Microsoft Encarta this week announced that it was adding the facility for users to suggest updates and revisions to its encyclopaedia articles. In the first post to its new blog Archived 2005-04-09 at the Wayback Machine, editorial director Gary Alt said that by allowing users to contribute to articles, the company hoped to combine the advantages of the traditional publishing model, "with its emphasis on fact-checking, consistency, readability, and objectivity" to the "enormous knowledge of our vast user base". Encarta program manager Aaron Patterson said they were interested in creating "a thriving community of people that are passionate about building a great reference source". Information on the new innovation can be found at Encarta's feedback page.
Every article in Encarta's online edition now has a link marked 'edit this article', as well as a form at the bottom for feedback other than suggested edits. Although the process has superficial similarities to the wiki editing process at Wikipedia, there are some fundamental differences.
Edits will not show up immediately, unlike "open-content encyclopedias found elsewhere on the Web", as Encarta's announcement puts it. Instead, suggestions will pass through a review process, with researchers checking the facts, an editor assessing readability and organization, and proofreaders ensuring conformity with the encyclopaedia's style guide. Encarta has employed graduate students from the University of Washington Information School as fact-checkers, and says it may consider expanding the pool of researchers to the Encarta community.

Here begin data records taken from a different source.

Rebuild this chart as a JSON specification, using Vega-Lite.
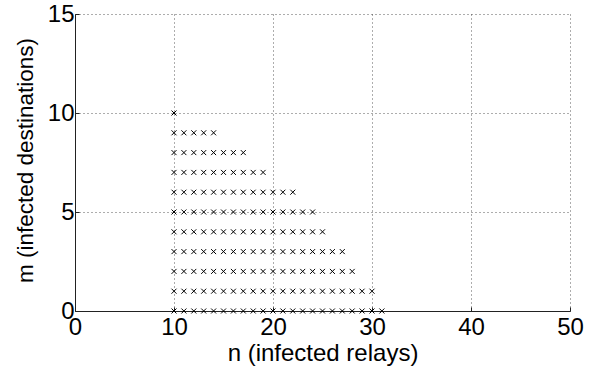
{
  "$schema": "https://vega.github.io/schema/vega-lite/v6.json",
  "width": 495,
  "height": 297,
  "autosize": "none",
  "padding": {"left": 75, "top": 14, "right": 30, "bottom": 60},
  "background": "white",
  "config": {
    "view": {"stroke": null},
    "font": "Liberation Sans",
    "axis": {
      "labelFont": "Liberation Sans",
      "titleFont": "Liberation Sans",
      "labelFontSize": 24,
      "titleFontSize": 24,
      "titleFontWeight": "normal",
      "labelColor": "#000",
      "titleColor": "#000",
      "domainColor": "#222",
      "domainWidth": 1,
      "tickColor": "#222",
      "tickSize": -4,
      "tickWidth": 1,
      "gridColor": "#333",
      "gridDash": [1, 3],
      "gridWidth": 1,
      "gridOpacity": 0.8
    }
  },
  "data": {
    "values": [
      {"n":10,"m":0},{"n":11,"m":0},{"n":12,"m":0},{"n":13,"m":0},{"n":14,"m":0},{"n":15,"m":0},{"n":16,"m":0},{"n":17,"m":0},{"n":18,"m":0},{"n":19,"m":0},{"n":20,"m":0},{"n":21,"m":0},{"n":22,"m":0},{"n":23,"m":0},{"n":24,"m":0},{"n":25,"m":0},{"n":26,"m":0},{"n":27,"m":0},{"n":28,"m":0},{"n":29,"m":0},{"n":30,"m":0},{"n":31,"m":0},
      {"n":10,"m":1},{"n":11,"m":1},{"n":12,"m":1},{"n":13,"m":1},{"n":14,"m":1},{"n":15,"m":1},{"n":16,"m":1},{"n":17,"m":1},{"n":18,"m":1},{"n":19,"m":1},{"n":20,"m":1},{"n":21,"m":1},{"n":22,"m":1},{"n":23,"m":1},{"n":24,"m":1},{"n":25,"m":1},{"n":26,"m":1},{"n":27,"m":1},{"n":28,"m":1},{"n":29,"m":1},{"n":30,"m":1},
      {"n":10,"m":2},{"n":11,"m":2},{"n":12,"m":2},{"n":13,"m":2},{"n":14,"m":2},{"n":15,"m":2},{"n":16,"m":2},{"n":17,"m":2},{"n":18,"m":2},{"n":19,"m":2},{"n":20,"m":2},{"n":21,"m":2},{"n":22,"m":2},{"n":23,"m":2},{"n":24,"m":2},{"n":25,"m":2},{"n":26,"m":2},{"n":27,"m":2},{"n":28,"m":2},
      {"n":10,"m":3},{"n":11,"m":3},{"n":12,"m":3},{"n":13,"m":3},{"n":14,"m":3},{"n":15,"m":3},{"n":16,"m":3},{"n":17,"m":3},{"n":18,"m":3},{"n":19,"m":3},{"n":20,"m":3},{"n":21,"m":3},{"n":22,"m":3},{"n":23,"m":3},{"n":24,"m":3},{"n":25,"m":3},{"n":26,"m":3},{"n":27,"m":3},
      {"n":10,"m":4},{"n":11,"m":4},{"n":12,"m":4},{"n":13,"m":4},{"n":14,"m":4},{"n":15,"m":4},{"n":16,"m":4},{"n":17,"m":4},{"n":18,"m":4},{"n":19,"m":4},{"n":20,"m":4},{"n":21,"m":4},{"n":22,"m":4},{"n":23,"m":4},{"n":24,"m":4},{"n":25,"m":4},
      {"n":10,"m":5},{"n":11,"m":5},{"n":12,"m":5},{"n":13,"m":5},{"n":14,"m":5},{"n":15,"m":5},{"n":16,"m":5},{"n":17,"m":5},{"n":18,"m":5},{"n":19,"m":5},{"n":20,"m":5},{"n":21,"m":5},{"n":22,"m":5},{"n":23,"m":5},{"n":24,"m":5},
      {"n":10,"m":6},{"n":11,"m":6},{"n":12,"m":6},{"n":13,"m":6},{"n":14,"m":6},{"n":15,"m":6},{"n":16,"m":6},{"n":17,"m":6},{"n":18,"m":6},{"n":19,"m":6},{"n":20,"m":6},{"n":21,"m":6},{"n":22,"m":6},
      {"n":10,"m":7},{"n":11,"m":7},{"n":12,"m":7},{"n":13,"m":7},{"n":14,"m":7},{"n":15,"m":7},{"n":16,"m":7},{"n":17,"m":7},{"n":18,"m":7},{"n":19,"m":7},
      {"n":10,"m":8},{"n":11,"m":8},{"n":12,"m":8},{"n":13,"m":8},{"n":14,"m":8},{"n":15,"m":8},{"n":16,"m":8},{"n":17,"m":8},
      {"n":10,"m":9},{"n":11,"m":9},{"n":12,"m":9},{"n":13,"m":9},{"n":14,"m":9},
      {"n":10,"m":10}
    ]
  },
  "mark": {
    "type": "point",
    "shape": "M-1,-1L1,1M-1,1L1,-1",
    "filled": false,
    "stroke": "#000",
    "strokeWidth": 1,
    "size": 25,
    "opacity": 1,
    "clip": false
  },
  "encoding": {
    "x": {
      "field": "n",
      "type": "quantitative",
      "scale": {"domain": [0, 50], "nice": false, "zero": false},
      "axis": {
        "title": "n (infected relays)",
        "values": [0, 10, 20, 30, 40, 50],
        "labelPadding": 8,
        "labelFlush": false,
        "titleY": 30,
        "titleBaseline": "top"
      }
    },
    "y": {
      "field": "m",
      "type": "quantitative",
      "scale": {"domain": [0, 15], "nice": false, "zero": false},
      "axis": {
        "title": "m (infected destinations)",
        "titleFontSize": 22.5,
        "values": [0, 5, 10, 15],
        "labelPadding": 5,
        "labelFlush": false,
        "titleX": -38,
        "titleY": 146,
        "titleAngle": -90,
        "titleBaseline": "bottom"
      }
    }
  }
}
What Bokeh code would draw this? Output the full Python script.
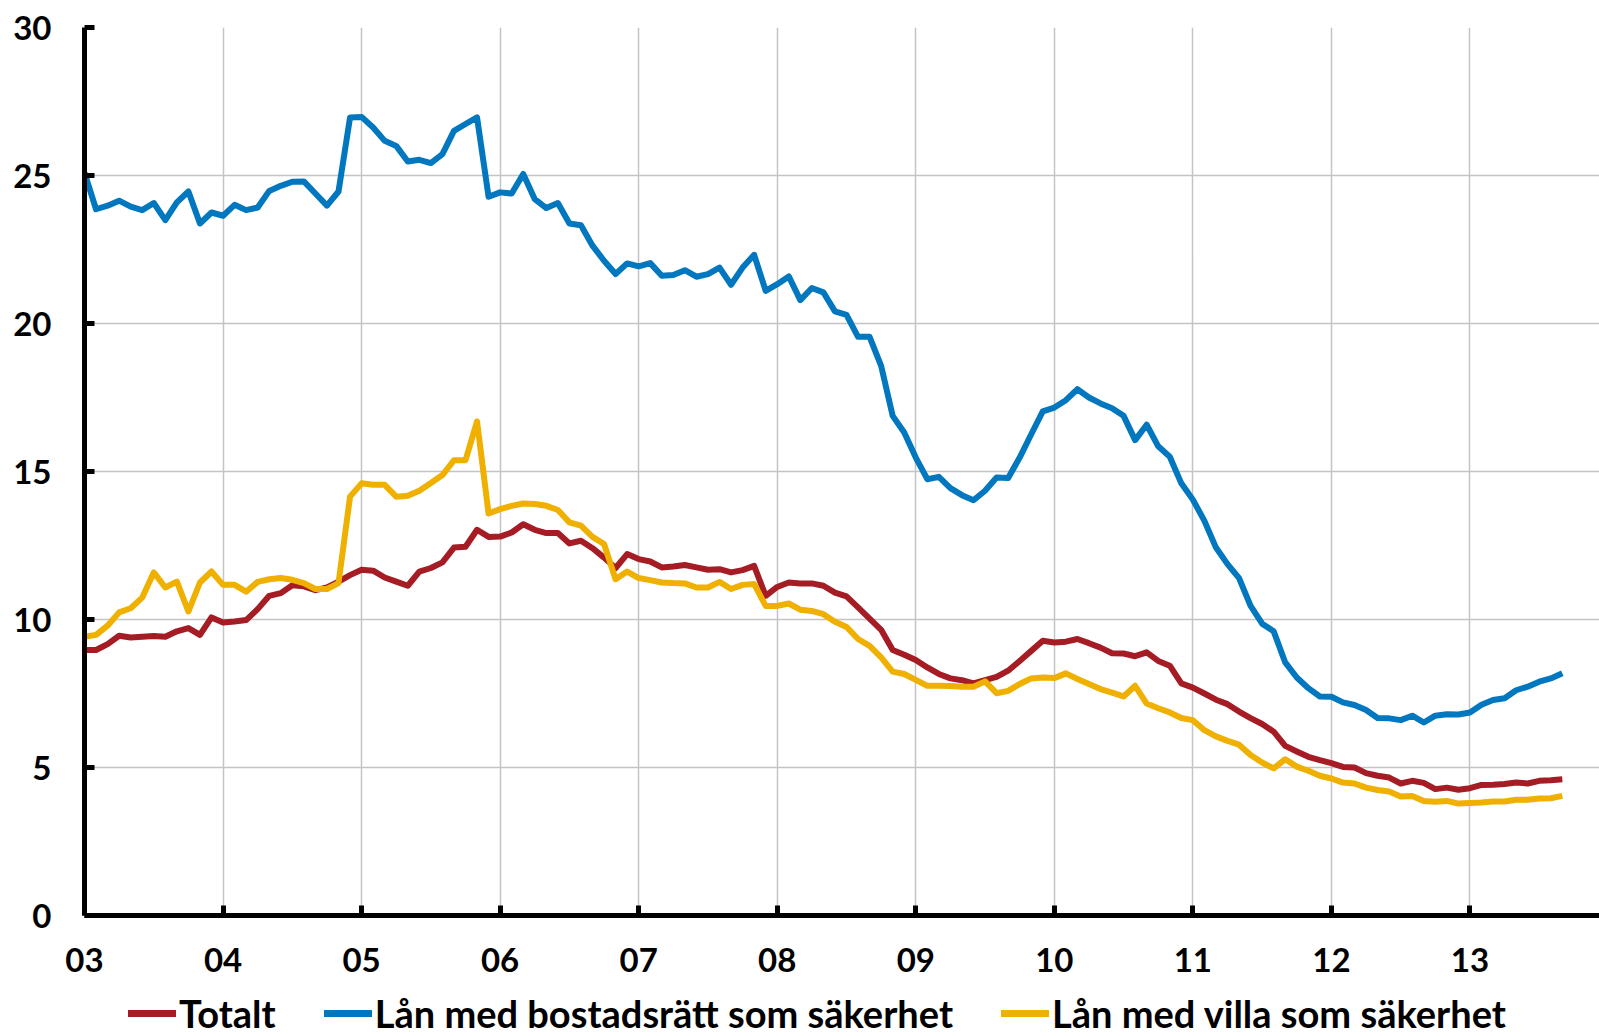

The encyclopaedia estimates that for a suggestion to go live would typically take several weeks, and longer for substantial suggestions. Encarta do not guarantee that any contribution will be adopted, and cannot notify users if or when their suggestions are adopted. The process currently only allows suggestions regarding existing articles, but the possibility of allowing users to suggest new articles is "under consideration for the future".
Encarta does not guarantee to attribute any suggestions it uses, and edits can be made anonymously, but users who provide a nickname may have their contribution noted on the encyclopaedia's "What's new" page.
A Wikinews article on the news from Microsoft contained an interview with Wikipedia founder Jimmy Wales, who said he doubted that the venture would pose any threat to Wikipedia's continually growing reputation. He was not convinced that many people would be tempted to make use of the new facilities, asking "Who wants to volunteer to make Microsoft even richer, when they can volunteer at Wikipedia and make the world a better place?". In a post on his blog, he noted the difference between submitting work for free distribution under the GFDL for Wikipedia, and signing away contributions for Microsoft's exclusive use. "I wonder what the most talented and dedicated people will choose. :-)", he said.
Wikipedians were also unpersuaded. In discussion on the wikipedia-l mailing list, Anthere said the review process was reminiscient of Nupedia's, while Pcb21 noted that the oblique reference on Encarta's feedback information page to "open-content encyclopedias found elsewhere on the Web" was "a not-so-subtle hint that this feature has been brought about by Wikipedia".
A thread on Slashdot discussed the news, with comments generally being unfavourable. Posts to Microsoft's blog on the topic were more varied. One user sarcastically said "Wow, letting users suggest changes to an encyclopedia is a really good idea. I'm surprised that no one else thought of this before!", while another said the idea was "a rip-off of Wikipedia". Other comments were more positive, with users saying it was "a really cool development", and "very interesting".